The FEC vice chair was at Emory University in Atlanta last week on the final leg of a three-city swing described as a listening tour to gather public input before her 2015 planned initiative.  Other stops were Denver in early October and the University of Chicago’s new Institute of Politics that was founded by President Barack Obama’s political operative David Axelrod. Obama appointed Ravel to the six-member Federal Election Commission in October 2013. The FEC has three Republican and three Democratic commissioners. Ravel becomes chair in 2015.

The 1971 Federal Election Campaign Act is the cornerstone of U.S. election law.  Perhaps more appropriately, it has become at least a time capsule and perhaps even a tomb as the FECA has not been amended since 1979. Changes to national election finance laws have mainly occurred because of FEC rules and regulations or because federal courts decided various questions brought over three and one-half decades.

In 2010 the U.S. Supreme Court (Citizens United vs. FEC) struck down limits on independent campaign spending by corporations and unions. It opened the door to spending by non-profit groups to support or oppose a candidate without having to disclose donors who could be individuals or other entities including corporations. The Center for Competitive Politics says that spending accounted for $311 million of the $7.3 billion spent in the 2012 election cycle.

Georgia State University law school professor Anne Tucker cited higher numbers when she joined Ravel onstage in Atlanta.  Tucker said corporate political action committees spent $360 million in the 2012 election cycle and she said super PAC funds accounted for another $75 million.  Tucker said 1,220 super PACs that do not disclose their donors raised over $520 million for the 2014 midterm elections.  Tucker like Ravel supports the expansion of disclosure.
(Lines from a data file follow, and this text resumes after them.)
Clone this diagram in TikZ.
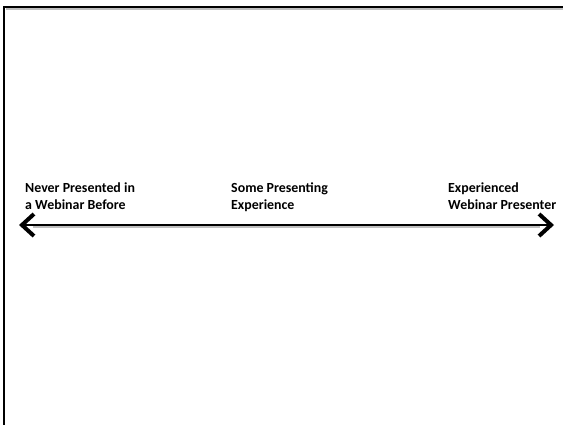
\documentclass[tikz,border=0pt]{standalone}
\usepackage{fontspec}
\setmainfont{Carlito}
\usetikzlibrary{arrows.meta}
\tikzset{
  frameline/.style={line width=2.5pt, line cap=rect},
  label/.style={anchor=base west, align=left, inner sep=0pt, font=\fontsize{13.9}{16.5}\selectfont\bfseries},
  axis/.style={line width=2pt, {Straight Barb[length=12pt,width=22pt,line width=4pt]}-{Straight Barb[length=12pt,width=22pt,line width=4pt]}},
  shadowline/.style={line width=1.5pt, black!25}
}
\begin{document}
\begin{tikzpicture}[x=1pt,y=-1pt]
\useasboundingbox (0,0) rectangle (563,424);
\fill[white] (0,0) rectangle (563,424);
% frame
\coordinate (ftr) at (563,7);
\coordinate (ftl) at (4,7);
\coordinate (fbl) at (4,424);
\draw[shadowline] ([yshift=-2pt]ftr) -- ([yshift=-2pt,xshift=2pt]ftl);
\draw[frameline] (ftr) -- (ftl) -- (fbl);
% labels (anchor = baseline of the last line)
\node[label] (never) at (25,209.3) {Never Presented in\\a Webinar Before};
\node[label] (some) at (231,209.3) {Some Presenting\\Experience};
\node[label] (exp) at (448,209.3) {Experienced\\Webinar Presenter};
% axis
\coordinate (L) at (19,225);
\coordinate (R) at (554,225);
\draw[shadowline] ([xshift=14pt,yshift=-2pt]L) -- ([xshift=-14pt,yshift=-2pt]R);
\draw[axis] (L) -- (R);
\end{tikzpicture}
\end{document}
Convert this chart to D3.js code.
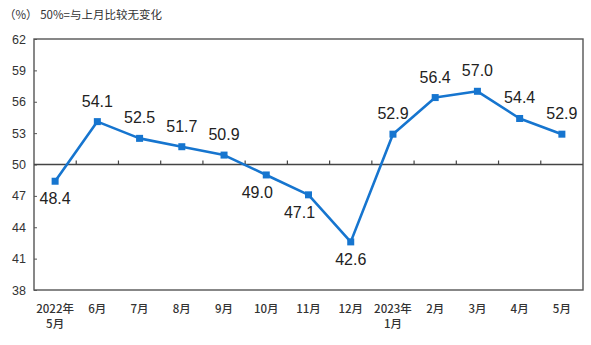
<!DOCTYPE html>
<html>
<head>
<meta charset="utf-8">
<script src="https://cdn.jsdelivr.net/npm/d3@7"></script>
<style>
  html, body { margin: 0; padding: 0; background: #fff; }
  svg { display: block; }
</style>
</head>
<body>
<svg id="chart" width="591" height="345"></svg>
<script>
// Monthly index, May 2022 – May 2023 (50 = no change from previous month)
const months = ["2022年|5月", "6月", "7月", "8月", "9月", "10月", "11月", "12月",
                "2023年|1月", "2月", "3月", "4月", "5月"];
const values = [48.4, 54.1, 52.5, 51.7, 50.9, 49.0, 47.1, 42.6, 52.9, 56.4, 57.0, 54.4, 52.9];
const labelSide = ["bottom", "top", "top", "top", "top", "bottom-left", "bottom-left", "bottom",
                   "top", "top", "top", "top", "top"];
const yTicks = [38, 41, 44, 47, 50, 53, 56, 59, 62];
const baseline = 50;
const unitNote = "（%）  50%=与上月比较无变化";

const svg = d3.select("#chart");
const margin = { left: 34, right: 8, top: 39, bottom: 55 };
const W = 591, H = 345;

const x = d3.scaleBand()
  .domain(months)
  .range([margin.left, W - margin.right])
  .paddingInner(0).paddingOuter(0);

const y = d3.scaleLinear()
  .domain([38, 62])
  .range([H - margin.bottom, margin.top]);

const cjk = "'Noto Sans CJK SC', 'Noto Sans', sans-serif";
const blue = "#1675cf";

// unit note
svg.append("text")
  .attr("x", 4).attr("y", 19)
  .attr("font-family", cjk).attr("font-size", 11.5).attr("fill", "#333")
  .text(unitNote);

// frame
svg.append("rect")
  .attr("x", margin.left).attr("y", margin.top)
  .attr("width", W - margin.right - margin.left)
  .attr("height", y(38) - y(62))
  .attr("fill", "none").attr("stroke", "#555").attr("stroke-width", 1.4);

// y axis (ticks pointing inward)
const yAxis = d3.axisLeft(y).tickValues(yTicks).tickSize(-3).tickPadding(8)
  .tickFormat(d3.format("d"));
const yg = svg.append("g").attr("transform", `translate(${margin.left},0)`).call(yAxis);
yg.select(".domain").remove();
yg.selectAll(".tick line").attr("stroke", "#555");
yg.selectAll(".tick text")
  .attr("font-family", "'Liberation Sans', Arial, sans-serif")
  .attr("font-size", 12.5).attr("fill", "#333");

// reference line at 50 with category boundary ticks
svg.append("line")
  .attr("x1", margin.left).attr("x2", W - margin.right)
  .attr("y1", y(baseline)).attr("y2", y(baseline))
  .attr("stroke", "#444").attr("stroke-width", 1.4);
svg.append("g").selectAll("line")
  .data(months.slice(1))
  .join("line")
  .attr("x1", d => x(d)).attr("x2", d => x(d))
  .attr("y1", y(baseline)).attr("y2", y(baseline) - 4)
  .attr("stroke", "#444").attr("stroke-width", 1.2);

// x category labels (two lines where the year is shown)
const xl = svg.append("g").selectAll("text")
  .data(months)
  .join("text")
  .attr("x", d => x(d) + x.bandwidth() / 2)
  .attr("y", y(38) + 23)
  .attr("text-anchor", "middle")
  .attr("font-family", cjk).attr("font-size", 11.5).attr("font-weight", 500)
  .attr("fill", "#333");
xl.each(function(d) {
  const parts = d.split("|");
  const t = d3.select(this);
  parts.forEach((p, i) => {
    t.append("tspan")
      .attr("x", x(d) + x.bandwidth() / 2)
      .attr("dy", i === 0 ? 0 : 15)
      .text(p);
  });
});

// series line
const pts = months.map((m, i) => ({ m, v: values[i], side: labelSide[i] }));
const cx = d => x(d.m) + x.bandwidth() / 2;

svg.append("path")
  .datum(pts)
  .attr("fill", "none")
  .attr("stroke", blue)
  .attr("stroke-width", 2.6)
  .attr("stroke-linejoin", "round")
  .attr("d", d3.line().x(cx).y(d => y(d.v)));

// square markers
const ms = 7;
svg.append("g").selectAll("rect")
  .data(pts)
  .join("rect")
  .attr("x", d => cx(d) - ms / 2)
  .attr("y", d => y(d.v) - ms / 2)
  .attr("width", ms).attr("height", ms)
  .attr("fill", blue);

// value labels
svg.append("g").selectAll("text")
  .data(pts)
  .join("text")
  .attr("x", d => cx(d) + (d.side === "bottom-left" ? -9 : 0))
  .attr("y", d => d.side === "top" ? y(d.v) - 15 : y(d.v) + 23)
  .attr("text-anchor", "middle")
  .attr("font-family", "'Liberation Sans', Arial, sans-serif")
  .attr("font-size", 16)
  .attr("fill", "#222")
  .text(d => d3.format(".1f")(d.v));
</script>
</body>
</html>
Thursday evening’s Emory event was far from a balanced discussion.  Twenty-eight speakers approached the microphone and nearly all said the same thing: Someone must stop the inflow of corporate and other big money into politics.  “I tell people your vote is your voice but I recently have come to believe that I am wrong.  Sadly today your dollar is your voice,” said Robin Collins. “We argue that corporate spending in elections should not be equated to the First Amendment rights of individual citizens,” said Cindy Strickland. Another speaker noted she was “invited to this and also reminded” to attend.

Context is often lost where passion prevails. There was important context from William Loughery who knows of what he speaks.  Now living in Georgia, the soft-spoken Loughery is a former chief of staff to United States Senator Arlen Spector, a former FEC staffer and he participated in writing the 1971 Federal Election Campaign Act which as noted above has not been amended in thirty-five years.

“When we wrote the Federal Election Campaign Act there never was any enforcement so why would anyone waste time on independent expenditures,” said Loughery.  “The fundamental problem is nobody wants to change the law, nobody wants to make a significant radical change to update it because basically, the whole process would be captive of the current members of Congress and even the members of the Commission are basically captives of Congress.  Technology has changed, a lot of other things have changed and there’s nothing being done to update the law.”

Battle plans have specific objectives but battles produce collateral damage. Non-profit groups that focus entirely on policies could become swept up in a federal election campaign law disclosure reform movement.  As a young Emory student told the panel, “You have to look for the unintended consequences and protect individual rights, freedom of speech and the legitimacy of our democracy.  That’s not an easy task.”